Thursday, May 27

Communicating Zip: Why Halliburton Is Quiet


When you visit the Halliburton Web site, one of the world’s largest providers of products and services to the energy industry, business continues as usual.

The board declared a 2010 second quarter dividend of nine cents ($0.09) a share on the company’s common stock, the Gulf of Mexico remains "one of the world's most prolific producing areas," the company was busy presenting at the 2010 UBS Global Oil and Gas Conference, and the deep water drilling section of the site concludes "our experience speaks for itself."

Mostly, with exception to the prepared statement (one release away from being bumped off the home page) that was delivered by Tim Probert, president, Global Business Lines and chief Health, Safety and Environmental officer, Halliburton, the oil spill in the Gulf of Mexico already reads like a memory rather than a current event.
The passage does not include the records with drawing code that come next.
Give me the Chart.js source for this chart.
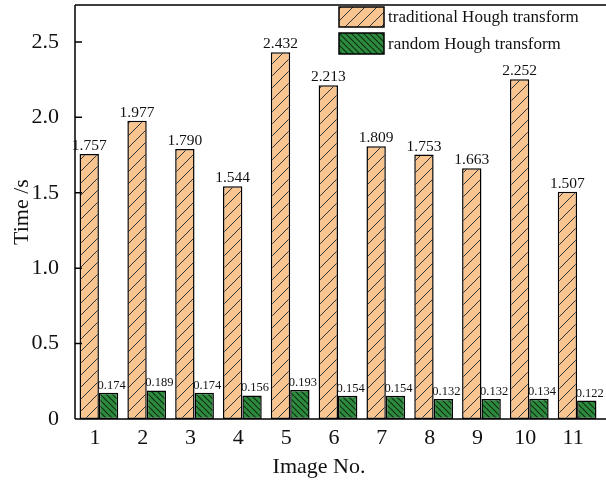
<!DOCTYPE html>
<html>
<head>
<meta charset="utf-8">
<script src="https://cdn.jsdelivr.net/npm/chart.js@4/dist/chart.umd.min.js"></script>
<style>
html,body{margin:0;padding:0;background:#fff;}
canvas{display:block;}
</style>
</head>
<body>
<canvas id="c" width="606" height="484"></canvas>
<script>
const categories = ['1','2','3','4','5','6','7','8','9','10','11'];
const traditional = [1.757,1.977,1.790,1.544,2.432,2.213,1.809,1.753,1.663,2.252,1.507];
const randomHough = [0.174,0.189,0.174,0.156,0.193,0.154,0.154,0.132,0.132,0.134,0.122];
const yTicks = [0,0.5,1.0,1.5,2.0,2.5];
const seriesNames = ['traditional Hough transform','random Hough transform'];

const FONT = '"Liberation Serif", "Times New Roman", serif';

function makePattern(size, bg, line, lw, dir){
  const c = document.createElement('canvas');
  c.width = size; c.height = size;
  const g = c.getContext('2d');
  g.fillStyle = bg; g.fillRect(0,0,size,size);
  g.strokeStyle = line; g.lineWidth = lw;
  g.beginPath();
  if(dir === '/'){
    for(let k=-1;k<=1;k++){
      g.moveTo(k*size, size); g.lineTo(k*size+size, 0);
    }
  } else {
    for(let k=-1;k<=1;k++){
      g.moveTo(k*size, 0); g.lineTo(k*size+size, size);
    }
  }
  g.stroke();
  return g.createPattern(c,'repeat');
}
const orangePat = makePattern(12, '#F8C590', '#333333', 1, '/');
const greenPat = makePattern(6, '#2E8B3E', '#0C2E14', 1.2, '\\');

const framePlugin = {
  id:'frame',
  afterDraw(chart){
    const {ctx, chartArea:a, scales} = chart;
    ctx.save();
    ctx.strokeStyle = '#000'; ctx.lineWidth = 1.5;
    ctx.beginPath();
    ctx.moveTo(a.left, a.top); ctx.lineTo(chart.width, a.top);
    ctx.moveTo(a.left, a.top); ctx.lineTo(a.left, a.bottom);
    ctx.moveTo(a.left, a.bottom); ctx.lineTo(chart.width, a.bottom);
    yTicks.forEach(v=>{
      const y = scales.y.getPixelForValue(v);
      ctx.moveTo(a.left, y); ctx.lineTo(a.left+7, y);
    });
    ctx.stroke();

    chart.data.datasets.forEach((ds,di)=>{
      const meta = chart.getDatasetMeta(di);
      ctx.fillStyle = '#111';
      ctx.textAlign = 'center';
      ctx.textBaseline = 'alphabetic';
      ctx.font = (di===0 ? '15.5px ' : '12.5px ') + FONT;
      meta.data.forEach((bar,i)=>{
        const v = ds.data[i];
        ctx.fillText(v.toFixed(3), bar.x + (di===1?3:0), bar.y - 4);
      });
    });

    const items = [
      {pat: orangePat, y: 7, h: 20},
      {pat: greenPat, y: 33, h: 21}
    ];
    items.forEach((it,i)=>{
      ctx.fillStyle = it.pat;
      ctx.fillRect(339, it.y, 45, it.h);
      ctx.strokeStyle = '#000'; ctx.lineWidth = 1.5;
      ctx.strokeRect(339, it.y, 45, it.h);
      ctx.fillStyle = '#111';
      ctx.font = '17px ' + FONT;
      ctx.textAlign = 'left'; ctx.textBaseline = 'middle';
      ctx.fillText(chart.data.datasets[i].label, 388, it.y + it.h/2 + 1);
    });

    ctx.fillStyle = '#111';
    ctx.font = '22px ' + FONT;
    ctx.textAlign = 'center'; ctx.textBaseline = 'middle';
    ctx.fillText('Image No.', 319, 467);
    ctx.save();
    ctx.translate(22, (a.top + a.bottom)/2);
    ctx.rotate(-Math.PI/2);
    ctx.fillText('Time /s', 0, 0);
    ctx.restore();
    ctx.restore();
  }
};

new Chart(document.getElementById('c'), {
  type: 'bar',
  data: {
    labels: categories,
    datasets: [
      {label: seriesNames[0], data: traditional, backgroundColor: orangePat, borderColor:'#000', borderWidth:1.5, borderSkipped:false, barPercentage:1.0, categoryPercentage:0.81},
      {label: seriesNames[1], data: randomHough, backgroundColor: greenPat, borderColor:'#000', borderWidth:1.5, borderSkipped:false, barPercentage:1.0, categoryPercentage:0.81}
    ]
  },
  options: {
    responsive:false,
    devicePixelRatio:1,
    animation:false,
    layout:{padding:{top:5, right:5, left:0, bottom:0}},
    plugins:{legend:{display:false}, tooltip:{enabled:false}},
    scales:{
      x:{
        grid:{display:false, drawTicks:false},
        border:{display:false},
        ticks:{color:'#111', font:{family:FONT, size:22}, padding:6, labelOffset:-4, maxRotation:0},
        afterFit(s){ s.height = 65; s.paddingLeft = 0; s.paddingRight = 0; }
      },
      y:{
        min:0, max:2.745,
        grid:{display:false, drawTicks:false},
        border:{display:false},
        afterBuildTicks(s){ s.ticks = yTicks.map(v=>({value:v})); },
        ticks:{color:'#111', font:{family:FONT, size:22}, padding:16,
          callback:(v)=> v===0 ? '0' : Number(v).toFixed(1)},
        afterFit(s){ s.width = 75; s.paddingTop = 0; s.paddingBottom = 0; }
      }
    }
  },
  plugins:[framePlugin]
});
</script>
</body>
</html>
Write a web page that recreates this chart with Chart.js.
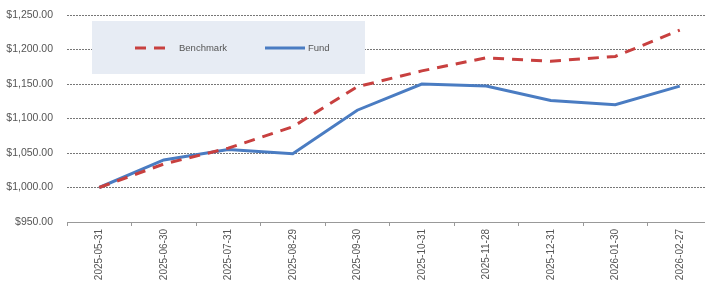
<!DOCTYPE html>
<html>
<head>
<meta charset="utf-8">
<script src="https://cdn.jsdelivr.net/npm/chart.js@4/dist/chart.umd.min.js"></script>
<style>
html,body{margin:0;padding:0;background:#fff;overflow:hidden;width:705px;height:281px;}
canvas{display:block;}
</style>
</head>
<body>
<canvas id="c" width="720" height="281"></canvas>
<script>
const categories = ["2025-05-31","2025-06-30","2025-07-31","2025-08-29","2025-09-30","2025-10-31","2025-11-28","2025-12-31","2026-01-30","2026-02-27"];
const benchmark = [1000, 1034, 1057, 1088, 1146, 1169, 1188, 1183, 1190, 1228];
const fund = [1000, 1040, 1055, 1049, 1112, 1150, 1147, 1126, 1120, 1147];
const yMin = 950, yMax = 1250, yStep = 50;

const fmt = v => '$' + v.toLocaleString('en-US', {minimumFractionDigits: 2, maximumFractionDigits: 2});

const legendBox = {
  id: 'legendBox',
  beforeDatasetsDraw(chart) {
    const ctx = chart.ctx;
    ctx.save();
    ctx.fillStyle = '#e7ecf4';
    ctx.fillRect(92, 21, 273, 53);
    const items = [
      {ds: chart.data.datasets[0], x0: 135, x1: 172, tx: 179},
      {ds: chart.data.datasets[1], x0: 265, x1: 305, tx: 308}
    ];
    const y = 48;
    items.forEach(it => {
      ctx.strokeStyle = it.ds.borderColor;
      ctx.lineWidth = it.ds.borderWidth;
      ctx.setLineDash(it.ds.borderDash || []);
      ctx.beginPath();
      ctx.moveTo(it.x0, y);
      ctx.lineTo(it.x1, y);
      ctx.stroke();
      ctx.setLineDash([]);
      ctx.fillStyle = '#555';
      ctx.font = '9.5px "Liberation Sans", Arial, sans-serif';
      ctx.textBaseline = 'middle';
      ctx.textAlign = 'left';
      ctx.fillText(it.ds.label, it.tx, y);
    });
    ctx.restore();
  }
};

new Chart(document.getElementById('c'), {
  type: 'line',
  data: {
    labels: categories,
    datasets: [
      {label: 'Benchmark', data: benchmark, borderColor: '#c8403f', borderWidth: 3, borderDash: [11, 8], pointRadius: 0, tension: 0, fill: false},
      {label: 'Fund', data: fund, borderColor: '#4a7cc2', borderWidth: 3, pointRadius: 0, tension: 0, fill: false}
    ]
  },
  options: {
    responsive: false,
    devicePixelRatio: 1,
    animation: false,
    layout: {padding: {top: 15, right: 8, left: 0, bottom: 0}},
    plugins: {legend: {display: false}, tooltip: {enabled: false}},
    scales: {
      x: {
        offset: true,
        grid: {offset: true, drawOnChartArea: false, drawTicks: true, tickLength: 4, color: '#999'},
        border: {display: true, color: '#999', width: 1},
        ticks: {minRotation: 90, maxRotation: 90, autoSkip: false, padding: 3, color: '#555', font: {family: '"Liberation Sans", Arial, sans-serif', size: 10}},
        afterFit(s) { s.height = 59; }
      },
      y: {
        min: yMin, max: yMax,
        ticks: {stepSize: yStep, padding: 14, color: '#555', font: {family: '"Liberation Sans", Arial, sans-serif', size: 10.5}, callback: v => fmt(v)},
        grid: {drawTicks: false, color: '#777', lineWidth: 1},
        border: {display: false, dash: [2, 1]},
        afterFit(s) { s.width = 67; s.paddingTop = 0; s.paddingBottom = 0; }
      }
    }
  },
  plugins: [legendBox]
});
</script>
</body>
</html>
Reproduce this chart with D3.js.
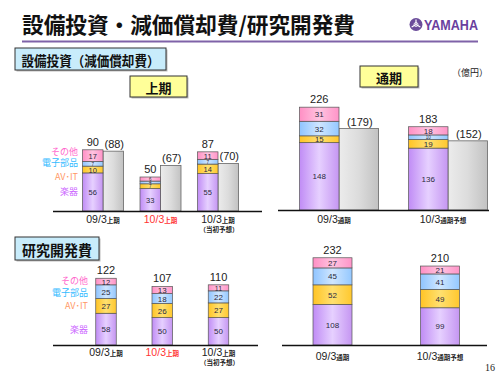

It's not.

The Halliburton Connection To The Spill.

Halliburton connection to the crisis is that it was responsible for sealing the well. The casing to seal the well was installed several days before the explosion. (CNN provides one of the better investigation time lines for April 20, if you are interested.)

What makes the casing significant is most accounts point to gas leaking through the casing just hours before the explosion. This seems to be supported by BP briefs as rig workers tried to close valves on the blowout preventer at least twice.

However, there are four points to consider related to the casing. Only one point falls squarely on Halliburton.

1. BP's decision to install a single barrier option made the best economic case.
2. There are some contentions that the Halliburton work was taking longer than usual and possibly improperly constructed .
3. BP seems to have made a decision to perform some tasks related to the last plug in reverse order, something that would require MMS approval.
4. BP officials had made a decision to run only six of 21 tests to ensure the drill pipe was properly centered; an uneven drill pipe could have contributed to the instability of the installation.

The Halliburton Postion And Communication Strategy.

The Halliburton position is that it was following Transocean’s orders (as dictated by BP) and is "contractually bound to comply with the well owner’s instructions on all matters relating to the performance of all work-related activities." It has simultaneously defended its work while also claiming it is premature and irresponsible to speculate on any specific causal issues.

In terms of ongoing communication, other than saying it is cooperating with investigations and releasing its investigation statement, the company is silent. While Halliburton is providing some intervention support to help secure the damaged well and planning and services associated with drilling relief well operations, details are absent.

Public relations professionals and crisis communicators generally hate this communication approach. The reality is that such little communication from Halliburton is indicative of a subcontractor role. Crisis communicators don't generally teach it, but subcontractors generally attempt to position themselves as subordinates.

The benefit for the subcontractor is limited responsibility for the communication. The benefit for the contractor is greater message control. In this case, Halliburton has mostly used its communication to send a message to BP and Transocean. That message is clear: it's your show unless you try to toss us under the bus.

Halliburton Communication Overview.

• Of the three companies, Halliburton is in the best possible position to escape the bulk of the backlash. It seems to know it, because even if the investigation shows its work may be the primary cause, the primary cause on its own did not result in a disaster. Several decisions leading up to and after the installation seem to have led to significant lapses in safety.

• The subcontractor communication strategy — based on the observation that the general public is not the customer — is becoming an arcane practice. While subcontractors have been traditionally exempt from the most rules of communication, the general public has become increasingly critical of subcontractors since the advent of social media.

• There are still weaknesses in Halliburton's communication. Given prior public exposure, the public is beginning to remember its name as a controversial and untrustworthy corporate citizen. Further, the excuse, "just following orders," seems as thin as medical personnel who relied on it during another crisis we covered two years ago.

• The most challenging concept for communicators to grasp is that the greatest threat to Halliburton is not tied to public pressure. It is only tied to how future contractors perceive their communication and cooperation during the crisis.

Since the company's survival rate is mostly based on how contractors view their cooperation, it seems likely that this company will once again survive controversy while employing a situational communication strategy that most communicators would not recommend. What could it do better?

Even for a subcontractor remaining mostly silent, Halliburton could have shored up communication on four fronts. Among them: communicating policies to ensure safe working conditions despite contractor "orders," avoiding any speculation in the testimony as opposed to what can only be called selective speculation, providing BP updates to roll on their site despite their own silence, and better communicating its role in cleanup efforts as a BP partner in being part of the solution.

In 2009, Halliburton’s total cash and in-kind donations amounted to $572 million. It would only make sense to earmark some of these funds toward a cleanup effort the company is at least partly responsible for.